Pendakian ke puncak merupakan tahap terberat. Walau tanpa beban namun lelah tetap terasa karena menempuh 4 jam pendakian. Belum lagi harus melawan dingin yang menusuk tulang, melewati medan bebatuan berpasir berkemiringan 60 derajat kian memperberat langkah. Tak ada cara lain selain tetap menjaga keseimbangan sambil memegang permukaan bebatuan yang dingin agar tetap selamat. Kalau pijakan tak stabil, tubuh bisa terhempas ke dasar jurang.

Menjelang setengah jam menuju puncak, kami sampai di lapangan berbatu di ketinggian 3.680 m dpl. Aneka bebatuan berwarna coklat kemerahan terhampar di sana. Di tanah lapang ini banyak sekali tanda-tanda bekas para pendaki yang hilang. Ada Tugu Yudha, pendaki dari Jakarta yang hilang pada tahun 90-an. Ada pula nisan seorang pendaki bernama Adi Permana yang juga tewas tahun 1982.

Dari tempat inilah perjuangan terakhir mencapai atap Sumatera dimulai. Jika stamina prima, cukup 15 menit saja untuk mencapai puncaknya. Kami akhirnya tiba di puncak Kerinci yang berbentuk kerucut atau sejenis Strato Vulcano. Di tengahnya ada lubang kawah yang masih rajin mengepulkan asap belerang, menandakan gunung ini masih aktif.

Saat kami berada di puncak Kerinci, kami disuguhkan pemandangan menawan. Di kejauhan terlihat danau Belibis bahkan desa Kersik Tuo saat cuaca cerah dan juga Samudera Hindia. Di sebelah timur, terlihat danau Gunung Tujuh menyembul diantara puncak-puncak Gunung Tujuh.

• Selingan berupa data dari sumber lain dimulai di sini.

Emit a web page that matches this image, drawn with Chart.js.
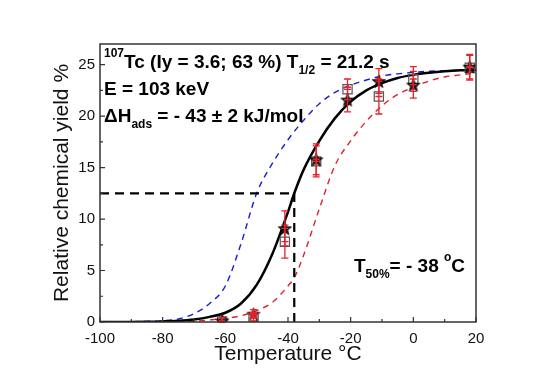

Puas membayar lelah di atap Sumatera ini, kami segera turun lewat rute semula. Kembali tingkat kewaspadaan diuji saat menuruni medan yang tadi kami tanjaki. Delapan jam kemudian kami tiba di Kersik Tuo. Sewaktu di perjalanan turun, dalam hati berkata, "oh Kerinci meski sulit kau didaki, namun keindahanmu tetap kunanti".